Il est possible que se nichent dans les témoignages quelques erreurs ou exagération, car un commandant d’escadron ou de peloton ne perçoit pas toujours les événements dans leur globalité. Mais là, il s’agit de preuves de première main de ce que la plupart des Israéliens préféreraient ignorer. Comment l’armée a mené sa guerre contre une organisation terroriste armée alors qu’une population civile d’un million et demi de personnes était coincée au milieu.

Mercredi, en réponse à un e question d’Ha’aretz, Danny Zamir, le directeur du cours préparatoire, a déclaré qu’il n’avait décidé de publier ces textes qu’après avoir discuté et écrit plusieurs fois à des officiers haut placés. Il a été dit à Zamir par l’état-major que des enquêtes sur les opérations, y compris sur leurs aspects éthiques, étaient toujours en cours. En outre, ces officiers ont dit qu’ils n’avaient pas de preuves d’incidents du type de ceux que racontent les soldats.

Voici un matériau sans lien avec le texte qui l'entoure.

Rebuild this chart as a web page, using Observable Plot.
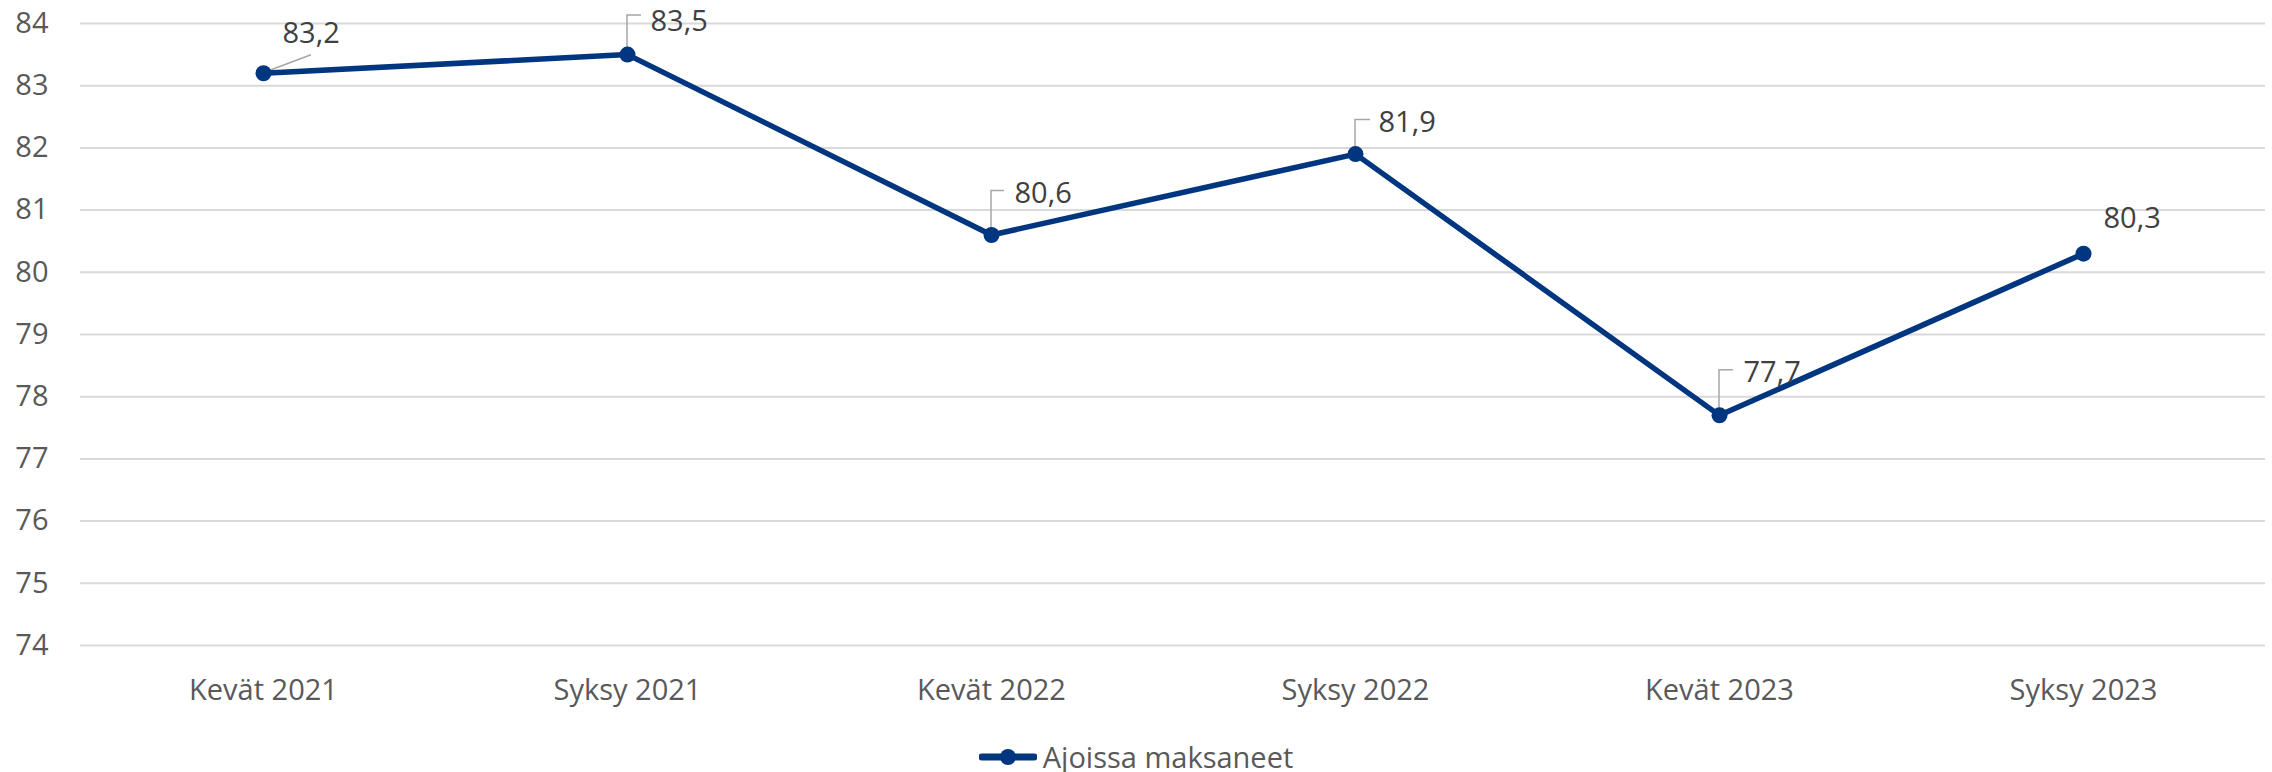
<!DOCTYPE html>
<html>
<head>
<meta charset="utf-8">
<script src="https://cdn.jsdelivr.net/npm/d3@7"></script>
<script src="https://cdn.jsdelivr.net/npm/@observablehq/plot@0.6"></script>
<style>
  html, body { margin: 0; padding: 0; background: #fff; }
  body { width: 2272px; height: 772px; overflow: hidden; font-family: "Open Sans", sans-serif; }
  #chart svg { display: block; }
  #legend { display: flex; justify-content: center; align-items: center; margin-top: 22px; font-size: 29px; color: #595959; }
  #legend svg { margin-right: 6px; }
</style>
</head>
<body>
<div id="chart"></div>
<div id="legend"></div>
<script>
// ---- data ----
const categories = ["Kevät 2021", "Syksy 2021", "Kevät 2022", "Syksy 2022", "Kevät 2023", "Syksy 2023"];
const values = [83.2, 83.5, 80.6, 81.9, 77.7, 80.3];
const yTicks = [74, 75, 76, 77, 78, 79, 80, 81, 82, 83, 84];
const seriesName = "Ajoissa maksaneet";

// ---- label layout (pixel offsets from each point) ----
const labelStyle = [
  {dx: 19, dy: -40, leader: [[0, 0], [48, -18]]},
  {dx: 23, dy: -33, leader: [[0, 0], [0, -39], [14, -39]]},
  {dx: 23, dy: -41, leader: [[0, 0], [0, -44], [13, -44]]},
  {dx: 23, dy: -31, leader: [[0, 0], [0, -34], [15, -34]]},
  {dx: 24, dy: -43, leader: [[0, 0], [0, -45], [14, -45]]},
  {dx: 20, dy: -35, leader: null}
];

const lineColor = "#00367f";
const data = categories.map((c, i) => ({cat: c, v: values[i], i}));
const fmt = v => v.toFixed(1).replace(".", ",");

const leaders = (index, scales) => {
  const g = d3.create("svg:g");
  data.forEach((d, i) => {
    const L = labelStyle[i].leader;
    if (!L) return;
    const x0 = scales.x(d.cat), y0 = scales.y(d.v);
    g.append("path")
      .attr("d", d3.line()(L.map(([a, b]) => [x0 + a, y0 + b])))
      .attr("fill", "none")
      .attr("stroke", "#a6a6a6")
      .attr("stroke-width", 1.5);
  });
  return g.node();
};

const chart = Plot.plot({
  width: 2272,
  height: 715,
  marginLeft: 80,
  marginRight: 7,
  marginTop: 23,
  marginBottom: 70,
  style: {fontFamily: "'Open Sans', sans-serif", fontSize: "29px", color: "#595959", background: "#fff", overflow: "visible"},
  x: {type: "point", domain: categories, padding: 0.5, label: null},
  y: {domain: [74, 84], label: null},
  marks: [
    Plot.gridY(yTicks, {stroke: "#d9d9d9", strokeOpacity: 1, strokeWidth: 2}),
    Plot.axisY(yTicks, {tickSize: 0, tickPadding: 32, fill: "#595959", fontSize: 29, tickFormat: d => String(d)}),
    Plot.axisX({tickSize: 0, tickPadding: 34, fill: "#595959", fontSize: 29}),
    leaders,
    Plot.line(data, {x: "cat", y: "v", stroke: lineColor, strokeWidth: 5.5}),
    Plot.dot(data, {x: "cat", y: "v", r: 8, fill: lineColor}),
    ...data.map((d, i) => Plot.text([d], {
      x: "cat", y: "v", text: dd => fmt(dd.v),
      dx: labelStyle[i].dx, dy: labelStyle[i].dy,
      textAnchor: "start", lineAnchor: "middle",
      fill: "#404040", fontSize: 29
    }))
  ]
});
document.getElementById("chart").appendChild(chart);

// legend
const leg = document.getElementById("legend");
const sw = d3.create("svg").attr("width", 58).attr("height", 20);
sw.append("line").attr("x1", 3).attr("x2", 55).attr("y1", 10).attr("y2", 10)
  .attr("stroke", lineColor).attr("stroke-width", 7).attr("stroke-linecap", "round");
sw.append("circle").attr("cx", 29).attr("cy", 10).attr("r", 8).attr("fill", lineColor);
leg.appendChild(sw.node());
const span = document.createElement("span");
span.textContent = seriesName;
leg.appendChild(span);
</script>
</body>
</html>
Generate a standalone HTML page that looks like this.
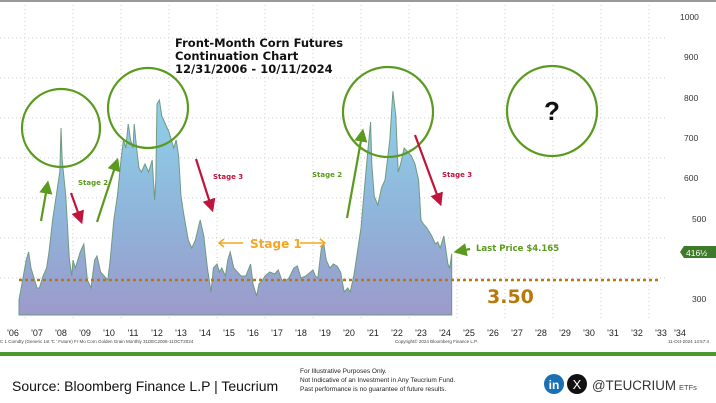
<!DOCTYPE html>
<html><head><meta charset="utf-8"><style>
html,body{margin:0;padding:0;background:#fff;}
body{width:716px;height:403px;overflow:hidden;position:relative;font-family:"Liberation Sans",sans-serif;}
</style></head><body>
<svg id="s" width="716" height="403" viewBox="0 0 716 403" xmlns="http://www.w3.org/2000/svg" style="position:absolute;left:0;top:0">
<defs>
<linearGradient id="g" x1="0" x2="0" gradientUnits="userSpaceOnUse" y1="90" y2="315">
<stop offset="0" stop-color="#8fd3ea"/><stop offset="0.55" stop-color="#8fb5da"/><stop offset="1" stop-color="#9c9acb"/>
</linearGradient>
<marker id="ag" markerWidth="6" markerHeight="6" refX="3" refY="3" orient="auto"><path d="M0,0 L6,3 L0,6 z" fill="#5a9a1e"/></marker>
<marker id="ar" markerWidth="6" markerHeight="6" refX="3" refY="3" orient="auto"><path d="M0,0 L6,3 L0,6 z" fill="#c0143c"/></marker>
</defs>
<rect x="0" y="0" width="716" height="2" fill="#999"/>
<g id="grid" stroke="#ccc" stroke-width="1" stroke-dasharray="1,3"></g>
<polygon id="area" fill="url(#g)" stroke="#6f9a80" stroke-width="1"/>
<line x1="19" y1="280" x2="660" y2="280" stroke="#b8780a" stroke-width="2.5" stroke-dasharray="3,3"/>
<g fill="none" stroke="#5a9a1e" stroke-width="2.2">
<circle cx="61" cy="128" r="39"/><circle cx="148" cy="108" r="40"/><circle cx="388" cy="112" r="45"/><circle cx="552" cy="111" r="45"/>
<line x1="41" y1="221" x2="47" y2="187" marker-end="url(#ag)"/>
<line x1="97" y1="222" x2="116" y2="164" marker-end="url(#ag)"/>
<line x1="347" y1="218" x2="362" y2="135" marker-end="url(#ag)"/>
<line x1="470" y1="249" x2="460" y2="251" marker-end="url(#ag)"/>
</g>
<g fill="none" stroke="#c0143c" stroke-width="2.2">
<line x1="71" y1="193" x2="80" y2="218" marker-end="url(#ar)"/>
<line x1="196" y1="159" x2="211" y2="206" marker-end="url(#ar)"/>
<line x1="415" y1="135" x2="439" y2="200" marker-end="url(#ar)"/>
</g>
<g stroke="#f5a623" stroke-width="1.5" fill="none">
<line x1="219" y1="243" x2="243" y2="243"/><path d="M224,239 L219,243 L224,247"/>
<line x1="300" y1="243" x2="325" y2="243"/><path d="M320,239 L325,243 L320,247"/>
</g>
<g font-family="DejaVu Sans, sans-serif" font-weight="bold" fill="#111" font-size="11.5">
<text x="175" y="47">Front-Month Corn Futures</text>
<text x="175" y="60">Continuation Chart</text>
<text x="175" y="73">12/31/2006 - 10/11/2024</text>
</g>
<text x="552" y="120" font-size="26" font-weight="bold" fill="#111" text-anchor="middle">?</text>
<g font-family="DejaVu Sans, sans-serif" font-weight="bold" font-size="7">
<text x="78" y="185" fill="#5a9a1e">Stage 2</text>
<text x="213" y="179" fill="#c0143c">Stage 3</text>
<text x="312" y="177" fill="#5a9a1e">Stage 2</text>
<text x="442" y="177" fill="#c0143c">Stage 3</text>
<text x="476" y="251" font-size="8.5" fill="#5a9a1e">Last Price $4.165</text>
</g>
<text x="250" y="248" font-family="DejaVu Sans, sans-serif" font-size="12" font-weight="bold" fill="#f5a623">Stage 1</text>
<text x="487" y="303" font-family="DejaVu Sans, sans-serif" font-size="19" font-weight="bold" fill="#b8780a">3.50</text>
<g font-size="8.5" fill="#333">
<text x="680" y="20">1000</text><text x="684" y="60">900</text><text x="684" y="101">800</text><text x="684" y="141">700</text><text x="684" y="181">600</text><text x="692" y="222">500</text><text x="692" y="302">300</text>
</g>
<path d="M680,252 L684,246 L716,246 L716,258 L684,258 z" fill="#3d7a2a"/>
<text x="686" y="256" font-size="8.5" fill="#fff">416½</text>
<g id="xl" font-size="9" fill="#222" text-anchor="middle"></g>
<text x="0" y="343" font-size="4.5" fill="#444">C 1 Comdty (Generic 1st 'C ' Future) Fr Mo Corn Golden Grain  Monthly 31DEC2006-11OCT2024</text>
<text x="395" y="343" font-size="4.5" fill="#444">Copyright© 2024 Bloomberg Finance L.P.</text>
<text x="668" y="343" font-size="4.5" fill="#444">11-Oct-2024 14:57:4</text>
<rect x="0" y="352" width="716" height="4" fill="#4a9a2e"/>
<text x="12" y="391" font-size="14" fill="#111">Source: Bloomberg Finance L.P | Teucrium</text>
<g font-size="6.5" fill="#222"><text x="300" y="373">For Illustrative Purposes Only.</text><text x="300" y="382">Not Indicative of an Investment in Any Teucrium Fund.</text><text x="300" y="391">Past performance is no guarantee of future results.</text></g>
<circle cx="554" cy="384" r="10" fill="#1b6fb5"/><text x="554" y="389" font-size="12" font-weight="bold" fill="#fff" text-anchor="middle">in</text>
<circle cx="577" cy="384" r="10" fill="#111"/><text x="577" y="389" font-size="13" fill="#fff" text-anchor="middle">X</text>
<text x="592" y="390" font-size="13.5" fill="#333" textLength="84" lengthAdjust="spacingAndGlyphs">@TEUCRIUM</text>
<text x="679" y="390" font-size="7.5" fill="#444">ETFs</text>
</svg>
<script>
var d=[[2007.0,300],[2007.05,400],[2007.15,420],[2007.25,380],[2007.35,360],[2007.5,330],[2007.6,330],[2007.75,360],[2007.9,380],[2008.0,420],[2008.15,500],[2008.3,560],[2008.45,620],[2008.5,730],[2008.55,650],[2008.7,560],[2008.85,400],[2008.95,360],[2009.0,400],[2009.1,380],[2009.3,420],[2009.45,440],[2009.6,350],[2009.75,330],[2009.9,400],[2010.0,410],[2010.15,370],[2010.3,360],[2010.45,350],[2010.55,400],[2010.7,500],[2010.85,560],[2011.0,650],[2011.1,700],[2011.2,680],[2011.3,740],[2011.4,700],[2011.5,680],[2011.55,740],[2011.65,680],[2011.75,630],[2011.85,620],[2012.0,640],[2012.15,620],[2012.3,650],[2012.4,550],[2012.45,600],[2012.5,790],[2012.6,800],[2012.7,760],[2012.85,740],[2013.0,720],[2013.1,700],[2013.2,680],[2013.3,700],[2013.4,660],[2013.5,560],[2013.6,520],[2013.8,450],[2013.95,430],[2014.1,450],[2014.3,500],[2014.45,460],[2014.6,380],[2014.75,320],[2014.85,380],[2015.0,390],[2015.1,370],[2015.2,380],[2015.35,360],[2015.45,400],[2015.55,420],[2015.7,380],[2015.85,370],[2016.0,360],[2016.2,360],[2016.4,390],[2016.5,340],[2016.65,310],[2016.75,340],[2016.9,350],[2017.0,360],[2017.2,370],[2017.4,365],[2017.55,375],[2017.7,350],[2017.9,350],[2018.0,355],[2018.2,380],[2018.35,385],[2018.5,355],[2018.7,360],[2018.9,370],[2019.0,375],[2019.1,360],[2019.2,355],[2019.35,430],[2019.45,440],[2019.55,400],[2019.7,380],[2019.85,390],[2020.0,385],[2020.15,370],[2020.3,320],[2020.45,330],[2020.55,320],[2020.7,360],[2020.85,420],[2021.0,480],[2021.1,550],[2021.25,650],[2021.4,745],[2021.45,640],[2021.55,560],[2021.7,537],[2021.85,580],[2022.0,600],[2022.2,700],[2022.33,822],[2022.45,760],[2022.55,620],[2022.65,640],[2022.8,680],[2022.95,670],[2023.1,660],[2023.25,640],[2023.4,600],[2023.5,500],[2023.6,490],[2023.75,480],[2023.85,470],[2023.95,460],[2024.1,440],[2024.2,445],[2024.3,430],[2024.45,460],[2024.55,420],[2024.62,390],[2024.7,380],[2024.78,416]];
function X(t){return 13+24*(t-2006.5);}function Y(v){return 280-(v-350)*0.4;}
var p=[[19,315]];d.forEach(function(a){p.push([a[0]==2007?19:X(a[0]),Y(a[1])]);});p.push([X(2024.78),315]);
document.getElementById('area').setAttribute('points',p.map(function(a){return a[0].toFixed(1)+','+a[1].toFixed(1)}).join(' '));
var ns='http://www.w3.org/2000/svg',g=document.getElementById('grid');
for(var y=38;y<=280;y+=40){var l=document.createElementNS(ns,'line');l.setAttribute('x1',0);l.setAttribute('x2',665);l.setAttribute('y1',y);l.setAttribute('y2',y);g.appendChild(l);}
for(var x=25;x<665;x+=48){var l=document.createElementNS(ns,'line');l.setAttribute('x1',x);l.setAttribute('x2',x);l.setAttribute('y1',5);l.setAttribute('y2',318);g.appendChild(l);}
var xl=document.getElementById('xl');
for(var yr=6;yr<=34;yr++){var t=document.createElementNS(ns,'text');t.setAttribute('x',13+24*(yr-6)+(yr==34?-5:0));t.setAttribute('y',336);t.textContent="'"+(yr<10?'0':'')+yr;xl.appendChild(t);}
</script>
</body></html>
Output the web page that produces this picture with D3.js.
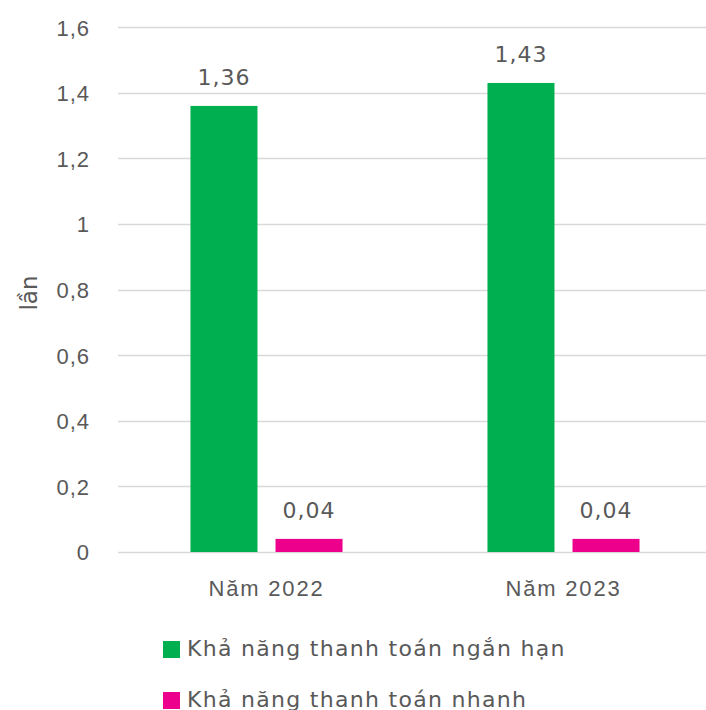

Si l’armée n’a véritablement jamais entendu parler de tels incidents, l’hypothèse raisonnable est qu’ils n’ont pas voulu savoir. Les soldats décrivent la réalité dans les unités combattantes, à partir du niveau hiérarchique de la compagnie et plus bas. Or, dans les debriefings, les participants sont habituellement d’un niveau hiérarchique supérieur. Il semble que, à part pour des incidents isolés, la règle soit : « si la question n’est pas posée, on ne dit rien ».

Au bout du compte, ceux qui ont dévoilé les sombres secrets ont été les soldats eux-mêmes. Quelque part sur le chemin, leurs clignotants moraux se sont éteints.

Dans les prochains jours, dans le cadre des efforts pour démentir ces allégations, nous entendrons certainement parler de Zamir. En 1990, alors qu’il commandait une compagnie de réservistes, Zamir fut jugé et condamné à la prison pour avoir refusé de protéger une cérémonie où des militants de droite ont rapporté des rouleaux de la Torah à la tombe de Joseph à Naplouse. Mais, même si Zamir ne cache pas ses opinions politiques, la lecture des transcriptions montre qu’il agit mû par une réelle inquiétude pour l’esprit de l’armée.

Les problèmes éthiques à Tsahal n’ont pas commencé en 2009. Des discussions de ce genre ont suivi la guerre de 1967 (« Siah’ lohamim », dialogue de combattants, qui avait créé un vrai choc dans la société israélienne, ndt). Mais un officier de réserve qui, mercredi, a regardé les transcriptions, a dit : « Ce n’est pas le Tsahal que nous connaissions ».

Les descriptions montrent que la perception par Israël de l’ennemi devient plus extrême. La détérioration a été continue, depuis la première guerre du Liban jusqu’à l’opération de Gaza, en passant par les Intifadas et l’opération « Rempart ».